I mentioned recently the lawsuit challenging Michigan’s ban on same-sex marriage and adoption, in which a friend has submitted an amicus brief. The Michigan Catholic Conference also submitted a brief in the case and unwittingly provided an argument for marriage equality:
Encouraging procreation within the confines of marriage serves other legitimate state interests of promoting economic stability and decreasing the need for government assistance. The bonds of marriage promote stable relationships that are beneficial not only to husband, wife, and child, but also to the state and its resources. Research shows that, as compared to other environments, a child raised by a traditional married family is significantly less likely to be dependent on public assistance than a child raised in other settings. Mark Regnerus, How different are the adult children of parents who have same-sex relationships?
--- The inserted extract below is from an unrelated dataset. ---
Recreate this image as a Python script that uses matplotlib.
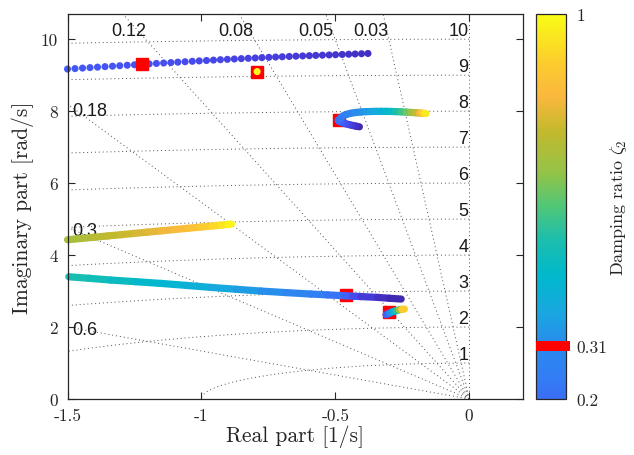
import numpy as np
import matplotlib
matplotlib.use("Agg")
import matplotlib.pyplot as plt
from matplotlib.colors import LinearSegmentedColormap, ListedColormap, Normalize
from matplotlib.collections import LineCollection
from matplotlib.cm import ScalarMappable
from matplotlib.transforms import blended_transform_factory

plt.rcParams["mathtext.fontset"] = "cm"
SERIF = "cmr10"
SANS = "Liberation Sans"

# ---------------------------------------------------------------- data
# Mode 1 (upper branch, discrete samples)
m1_re = [-1.500, -1.472, -1.444, -1.416, -1.388, -1.360, -1.332, -1.305, -1.277, -1.250,
         -1.2225, -1.195, -1.168, -1.141, -1.114, -1.088, -1.061, -1.034, -1.008, -0.981,
         -0.955, -0.929, -0.903, -0.877, -0.851, -0.825, -0.799, -0.774, -0.748, -0.723,
         -0.698, -0.672, -0.647, -0.622, -0.597, -0.573, -0.548, -0.523, -0.499, -0.474,
         -0.450, -0.426, -0.402, -0.378]
m1_im = [9.170, 9.183, 9.197, 9.210, 9.223, 9.237, 9.250, 9.263, 9.276, 9.289,
         9.301, 9.314, 9.326, 9.338, 9.350, 9.362, 9.374, 9.386, 9.397, 9.408,
         9.419, 9.430, 9.440, 9.450, 9.460, 9.469, 9.478, 9.487, 9.496, 9.504,
         9.512, 9.520, 9.528, 9.535, 9.542, 9.549, 9.556, 9.562, 9.568, 9.575,
         9.582, 9.589, 9.596, 9.603]
m1_zeta = [0.135, 0.133, 0.130, 0.128, 0.125, 0.123, 0.120, 0.118, 0.115, 0.113,
           0.111, 0.108, 0.106, 0.103, 0.101, 0.098, 0.096, 0.094, 0.091, 0.089,
           0.086, 0.084, 0.081, 0.079, 0.077, 0.074, 0.072, 0.069, 0.067, 0.064,
           0.062, 0.059, 0.057, 0.055, 0.052, 0.050, 0.047, 0.045, 0.042, 0.040,
           0.038, 0.035, 0.033, 0.030]

# Mode 2 (around 7.7-8 rad/s)
m2_re = [-0.410, -0.423, -0.435, -0.448, -0.460, -0.470, -0.479, -0.486,
         -0.489, -0.480, -0.470, -0.458, -0.443, -0.425, -0.404, -0.385, -0.367,
         -0.348, -0.329, -0.310, -0.292, -0.273, -0.254, -0.236, -0.217, -0.199,
         -0.185, -0.174, -0.166, -0.161]
m2_im = [7.565, 7.583, 7.602, 7.625, 7.648, 7.672, 7.694, 7.722,
         7.750, 7.815, 7.870, 7.910, 7.940, 7.962, 7.978, 7.986, 7.991,
         7.994, 7.995, 7.994, 7.991, 7.987, 7.981, 7.973, 7.964, 7.955,
         7.947, 7.941, 7.937, 7.935]
m2_zeta = [0.00, 0.02, 0.04, 0.065, 0.09, 0.115, 0.14, 0.17,
           0.20, 0.22, 0.24, 0.26, 0.28, 0.30, 0.32, 0.34, 0.36,
           0.385, 0.41, 0.44, 0.47, 0.51, 0.55, 0.60, 0.66, 0.73,
           0.80, 0.87, 0.93, 1.00]

# Mode 3 (around 4.5 rad/s)
m3_re = [-1.500, -1.450, -1.400, -1.350, -1.300, -1.250, -1.200, -1.150,
         -1.100, -1.050, -1.000, -0.960, -0.925, -0.900, -0.888]
m3_im = [4.425, 4.461, 4.496, 4.532, 4.567, 4.603, 4.639, 4.674,
         4.710, 4.745, 4.781, 4.809, 4.834, 4.852, 4.861]
m3_zeta = [0.70, 0.715, 0.73, 0.745, 0.76, 0.775, 0.79, 0.81,
           0.83, 0.855, 0.88, 0.91, 0.94, 0.97, 1.00]

# Mode 4 (around 3 rad/s)
m4_re = [-1.495, -1.420, -1.339, -1.245, -1.152, -1.058, -0.965, -0.871, -0.778,
         -0.684, -0.591, -0.528, -0.466, -0.435, -0.404, -0.342, -0.298, -0.254]
m4_im = [3.397, 3.355, 3.306, 3.260, 3.213, 3.158, 3.102, 3.050, 3.000,
         2.957, 2.917, 2.893, 2.870, 2.858, 2.846, 2.824, 2.800, 2.778]
m4_zeta = [0.53, 0.51, 0.49, 0.47, 0.45, 0.425, 0.40, 0.37, 0.34,
           0.305, 0.27, 0.235, 0.20, 0.12, 0.07, 0.04, 0.02, 0.00]

# Mode 5 (around 2.4 rad/s)
m5_re = [-0.311, -0.298, -0.286, -0.273, -0.261, -0.251, -0.242]
m5_im = [2.342, 2.385, 2.426, 2.454, 2.481, 2.491, 2.500]
m5_zeta = [0.10, 0.22, 0.38, 0.48, 0.62, 0.80, 1.00]

# Fixed pole
fixed_re, fixed_im, fixed_zeta = -0.792, 9.10, 1.0

# Poles at the design value of zeta_2
zeta2_design = 0.31
design_re = [-1.221, -0.792, -0.485, -0.461, -0.299]
design_im = [9.300, 9.100, 7.741, 2.880, 2.410]

# s-plane grid
grid_zeta = [0.0, 0.03, 0.05, 0.08, 0.12, 0.18, 0.3, 0.6, 1.0]
grid_wn = [1, 2, 3, 4, 5, 6, 7, 8, 9, 10]
zeta_top_labels = ["0.12", "0.08", "0.05", "0.03"]
zeta_top_x = [-1.271, -0.872, -0.572, -0.368]
zeta_left_labels = ["0.18", "0.3", "0.6"]
zeta_left_y = [8.03, 4.675, 1.944]

xticks = [-1.5, -1, -0.5, 0]
xticklabels = ["-1.5", "-1", "-0.5", "0"]
yticks = [0, 2, 4, 6, 8, 10]
yticklabels = ["0", "2", "4", "6", "8", "10"]
cbar_ticks = [0.2, zeta2_design, 1.0]
cbar_ticklabels = ["0.2", "0.31", "1"]

# parula-like colour map
parula_pos = [0.00, 0.05, 0.10, 0.15, 0.20, 0.24, 0.31, 0.375, 0.457, 0.535,
              0.60, 0.67, 0.755, 0.83, 0.90, 1.00]
parula_rgb = [(0.2422, 0.1504, 0.6603), (0.2740, 0.2180, 0.8300),
              (0.2800, 0.3000, 0.9400), (0.2550, 0.3750, 0.9850),
              (0.2300, 0.4300, 0.9650), (0.2000, 0.4900, 0.9600),
              (0.1650, 0.5400, 0.9300), (0.1000, 0.6500, 0.8800),
              (0.0000, 0.7250, 0.8000), (0.1200, 0.7450, 0.6700),
              (0.3100, 0.7800, 0.4700), (0.5800, 0.7650, 0.2800),
              (0.7600, 0.7250, 0.1800), (0.9800, 0.7200, 0.2400),
              (0.9900, 0.8000, 0.1800), (0.9769, 0.9839, 0.0805)]
cmap = LinearSegmentedColormap.from_list("parula", list(zip(parula_pos, parula_rgb)), N=512)
norm = Normalize(0.0, 1.0)

# ---------------------------------------------------------------- figure
fig = plt.figure(figsize=(6.34, 4.56), dpi=100)
ax = fig.add_axes([0.1065, 0.1228, 0.718, 0.8443])
ax.set_xlim(-1.5, 0.2)
ax.set_ylim(0, 10.7)

grid_kw = dict(color="0.3", lw=0.7, linestyle=(0, (1, 3)), zorder=1)
for z in grid_zeta:
    ax.plot([0, -30 * z], [0, 30 * np.sqrt(1 - z ** 2)], **grid_kw)
theta = np.linspace(np.pi / 2, np.pi, 600)
for wn in grid_wn:
    ax.plot(wn * np.cos(theta), wn * np.sin(theta), **grid_kw)

lab_kw = dict(fontfamily=SANS, fontsize=13, color="0.1", zorder=1.5)
for txt, xv in zip(zeta_top_labels, zeta_top_x):
    ax.text(xv, 10.23, txt, ha="center", va="center", **lab_kw)
for txt, yv in zip(zeta_left_labels, zeta_left_y):
    ax.text(-1.481, yv, txt, ha="left", va="center", **lab_kw)
for wn in grid_wn:
    ax.text(-0.003, wn, str(wn), ha="right", va="bottom", **lab_kw)


def trail(re, im, zeta, lw=5.2):
    pts = np.column_stack([re, im])
    segs = np.stack([pts[:-1], pts[1:]], axis=1)
    z = np.asarray(zeta)
    lc = LineCollection(segs, colors=cmap(norm((z[:-1] + z[1:]) / 2)),
                        linewidths=lw, capstyle="round", joinstyle="round",
                        zorder=3, clip_on=False)
    ax.add_collection(lc)


# design-point markers (under the dense traces)
sq_kw = dict(marker="s", ms=8, color="red", mec="red", ls="none", clip_on=False)
ax.plot(design_re[1:], design_im[1:], zorder=2, **sq_kw)

trail(m2_re, m2_im, m2_zeta)
trail(m3_re, m3_im, m3_zeta)
trail(m4_re, m4_im, m4_zeta)
trail(m5_re, m5_im, m5_zeta)

ax.scatter(m1_re, m1_im, s=26, c=m1_zeta, cmap=cmap, norm=norm,
           edgecolors="none", zorder=3, clip_on=False)
ax.plot(design_re[:1], design_im[:1], zorder=4, **sq_kw)
ax.scatter([fixed_re], [fixed_im], s=26, c=[fixed_zeta], cmap=cmap, norm=norm,
           edgecolors="none", zorder=5)

ax.set_xticks(xticks)
ax.set_xticklabels(xticklabels, fontfamily=SERIF, fontsize=12.5)
ax.set_yticks(yticks)
ax.set_yticklabels(yticklabels, fontfamily=SERIF, fontsize=12.5)
ax.tick_params(direction="in", top=True, right=True, length=5, width=0.8,
               color="0.15", labelcolor="0.15")
ax.tick_params(axis="x", pad=6)
ax.tick_params(axis="y", pad=7)
for sp in ax.spines.values():
    sp.set_linewidth(0.9)
    sp.set_color("0.15")
    sp.set_zorder(6)

ax.set_xlabel("Real part [1/s]", fontfamily=SERIF, fontsize=15.5, color="0.15", labelpad=1)
ax.set_ylabel("Imaginary part [rad/s]", fontfamily=SERIF, fontsize=15.5, color="0.15", labelpad=5)

# colour bar
cax = fig.add_axes([0.8462, 0.1228, 0.0473, 0.8443])
sub_cmap = ListedColormap(cmap(np.linspace(0.2, 1.0, 256)))
sm = ScalarMappable(norm=Normalize(0.2, 1.0), cmap=sub_cmap)
cb = fig.colorbar(sm, cax=cax, ticks=cbar_ticks)
cb.ax.set_yticklabels(cbar_ticklabels, fontfamily=SERIF, fontsize=12.5, color="0.15")
cb.ax.tick_params(length=0, pad=7)
cb.outline.set_linewidth(0.9)
cb.outline.set_edgecolor("0.15")
cb.set_label(r"Damping ratio $\zeta_2$", fontfamily=SERIF, fontsize=13, color="0.15", labelpad=1)
trans = blended_transform_factory(cax.transAxes, cax.transData)
cax.plot([0, 1.12], [zeta2_design, zeta2_design], color="red", lw=7.2,
         solid_capstyle="butt", transform=trans, clip_on=False, zorder=5)

fig.savefig("out.png", dpi=100)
Findings from the New Family Structures Study, Social Science Research 41 (2012) (data reveals that a child born to a traditional family is significantly less likely to be unemployed, currently on public assistance, or have received public assistance while growing up).
Note the slippery language: “a child raised in other settings.” The study did not compare married families headed by a straight couple against married families headed by a gay couple, which is the only comparison that would be at all relevant, it compared intact families with single-parent families and broken homes. You mean two-parents households with two incomes are typically better off financially and less likely to need government assistance than single-parent households? What a shock. Sounds like a good reason to create more two-parent households, doesn’t it?The Michigan Family Forum also submitted a brief citing the Regnerus study.
Decades of study on various parenting structures yield the near uniform conclusion that a biological mother and father provide optimal child outcomes. [Regnerus citation.] So the claim that another parenting relationship produces child outcomes just as good as (or even better than) intact biological parents is a surprising proposition, to say the least, and one that must be rigorously tested (and until then, viewed with healthy suspicion).
But wait, is that even at issue in the case? The case is not about whether children should be taken from intact families with a mom and a dad and put into the homes of gay people, single or married; the case is about whether a lesbian couple that already exists and already has three children that were previously adopted only by one of them (two by one and one by the other) can jointly adopt all three children so that they all have the protection of having two parents that are legally responsible for them. So these comparisons simply are not relevant, even if they didn’t actually support marriage equality.